Medeiros deu como exemplo o filme "Ainda Estou Aqui" que já faturou mais de US$ 5 milhões (cerca de R$ 30 milhões) em bilheterias dos Estados Unidos e US$140 milhões (cerca de R$ 827 milhões) no planeta todo.
"Para se ter uma ideia, a exportação de vinhos brasileiros foi de cerca de US$ 13 milhões (cerca de R$ 76 milhões) no ano passado", comentou ele.
Santos acrescentou:
"Sétima Arte, assim como toda a cadeia produtiva do audiovisual, que aí inclui streaming, televisão aberta, televisão por assinatura, séries, filmes, e também os games, os jogos eletrônicos, elas podem gerar também muito emprego e renda".
BRICS e Cinema Brasileiro
Ambos os entrevistados também destacaram que o BRICS, agrupamento de países emergentes criado por Brasil, Rússia, Índia, China e África do Sul e que, hoje, inclui também Egito, Emirados Árabes Unidos, Etiópia, Irã, Arábia Saudita e Indonésia, também pode ser ferramenta para alavancar o cinema brasileiro.

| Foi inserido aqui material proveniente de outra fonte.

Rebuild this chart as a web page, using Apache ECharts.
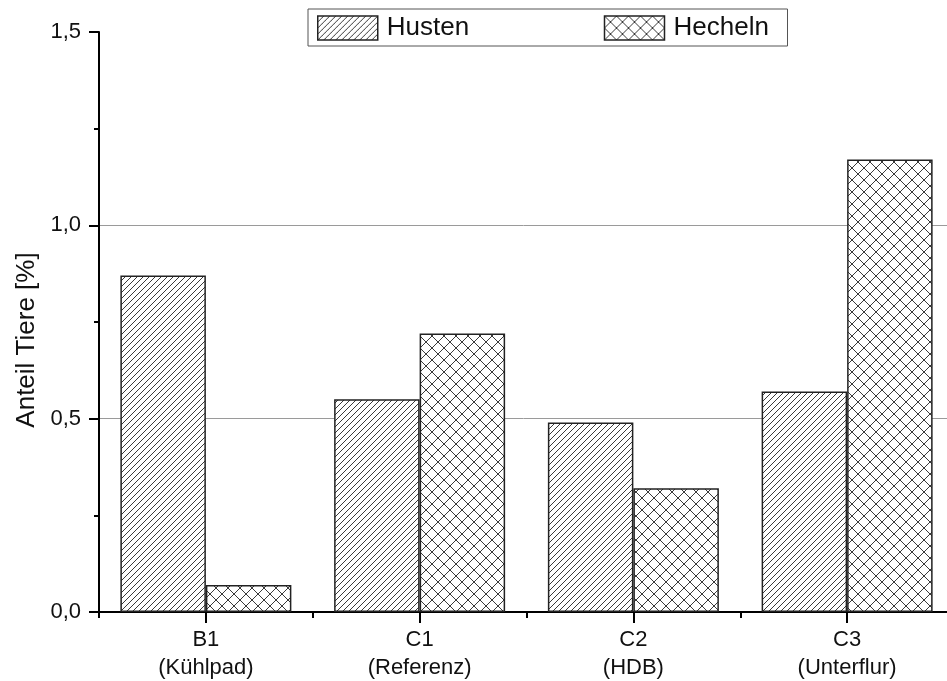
<!DOCTYPE html>
<html>
<head>
<meta charset="utf-8">
<script src="https://cdn.jsdelivr.net/npm/echarts@6/dist/echarts.min.js"></script>
<style>
html,body{margin:0;padding:0;background:#fff;}
#chart{width:947px;height:681px;}
</style>
</head>
<body>
<div id="chart"></div>
<script>
const categories = ['B1\n(Kühlpad)', 'C1\n(Referenz)', 'C2\n(HDB)', 'C3\n(Unterflur)'];
const seriesNames = ['Husten', 'Hecheln'];
const husten = [0.87, 0.55, 0.49, 0.57];
const hecheln = [0.07, 0.72, 0.32, 1.17];
const yMin = 0, yMax = 1.5, yInterval = 0.5;

function makePattern(period, cross) {
  const c = document.createElement('canvas');
  c.width = period; c.height = period;
  const ctx = c.getContext('2d');
  ctx.fillStyle = '#ffffff';
  ctx.fillRect(0, 0, period, period);
  ctx.strokeStyle = '#3a3a3a';
  ctx.lineWidth = 1;
  ctx.beginPath();
  for (const k of [-period, 0, period]) {
    ctx.moveTo(k - 1, period + 1);
    ctx.lineTo(k + period + 1, -1);
    if (cross) {
      ctx.moveTo(k - 1, -1);
      ctx.lineTo(k + period + 1, period + 1);
    }
  }
  ctx.stroke();
  return { image: c, repeat: 'repeat' };
}

const hatch = makePattern(6, false);
const crossHatch = makePattern(12, true);

const chart = echarts.init(document.getElementById('chart'), null, { renderer: 'canvas' });
const fontFamily = '"Liberation Sans", Arial, sans-serif';

chart.setOption({
  backgroundColor: '#ffffff',
  animation: false,
  textStyle: { fontFamily: fontFamily, color: '#111' },
  legend: {
    left: 308,
    top: 9,
    icon: 'rect',
    itemWidth: 60,
    itemHeight: 24,
    itemGap: 107,
    padding: [6, 4, 5, 9],
    borderColor: '#555',
    borderWidth: 1,
    itemStyle: { borderColor: '#222', borderWidth: 1.5 },
    textStyle: { fontSize: 26, color: '#111', width: 110, lineHeight: 24, padding: [0, 0, 0, 4], fontFamily: fontFamily },
    data: seriesNames
  },
  grid: { left: 99, width: 855, top: 32, bottom: 69, containLabel: false, outerBoundsMode: 'none' },
  xAxis: [{
    type: 'category',
    data: categories,
    position: 'bottom',
    axisLine: { show: true, lineStyle: { color: '#000', width: 2 } },
    axisTick: { show: true, alignWithLabel: true, length: 11, lineStyle: { color: '#000', width: 2 } },
    axisLabel: { fontSize: 22, color: '#111', margin: 14, lineHeight: 28, fontFamily: fontFamily },
    splitLine: { show: false }
  }, {
    type: 'category',
    data: categories,
    position: 'bottom',
    axisLine: { show: false },
    axisTick: { show: true, alignWithLabel: false, length: 6, lineStyle: { color: '#000', width: 2 } },
    axisLabel: { show: false },
    splitLine: { show: false }
  }],
  yAxis: {
    type: 'value',
    min: yMin,
    max: yMax,
    interval: yInterval,
    name: 'Anteil Tiere [%]',
    nameLocation: 'middle',
    nameGap: 58,
    nameTextStyle: { fontSize: 26, color: '#111', padding: [0, 36, 0, 0], fontFamily: fontFamily },
    axisLine: { show: true, lineStyle: { color: '#000', width: 2 } },
    axisTick: { show: true, length: 10, lineStyle: { color: '#000', width: 2 } },
    minorTick: { show: true, splitNumber: 2, length: 5, lineStyle: { color: '#000', width: 2 } },
    axisLabel: {
      fontSize: 22, color: '#111', margin: 18, fontFamily: fontFamily,
      formatter: v => v.toFixed(1).replace('.', ',')
    },
    splitLine: { show: true, lineStyle: { color: ['rgba(0,0,0,0)', '#9a9a9a', '#9a9a9a', 'rgba(0,0,0,0)'], width: 1 } }
  },
  series: [{
    name: seriesNames[0],
    type: 'bar',
    data: husten,
    barGap: '0%',
    barCategoryGap: '20%',
    itemStyle: { color: hatch, borderColor: '#222', borderWidth: 1.5 }
  }, {
    name: seriesNames[1],
    type: 'bar',
    data: hecheln,
    barGap: '0%',
    barCategoryGap: '20%',
    itemStyle: { color: crossHatch, borderColor: '#222', borderWidth: 1.5 }
  }]
});
</script>
</body>
</html>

"Possibilidades para além do eurocentrismo e da hegemonia estadunidense. Mas sempre sem nos fecharmos”, comentou Santos. "Além de ampliar as possibilidades de fora, as barreiras de mercado, há capital disponível na China para investimentos. E o BRICS é um mercado promissor e que tende a crescer até mais, com esse fechamento dos EUA no segundo mandato do Donald Trump. A CPLP [Comunidade dos Países de Língua Portuguesa] também pode ajudar a expandir o conteúdo nacional pela lusofonia", completou.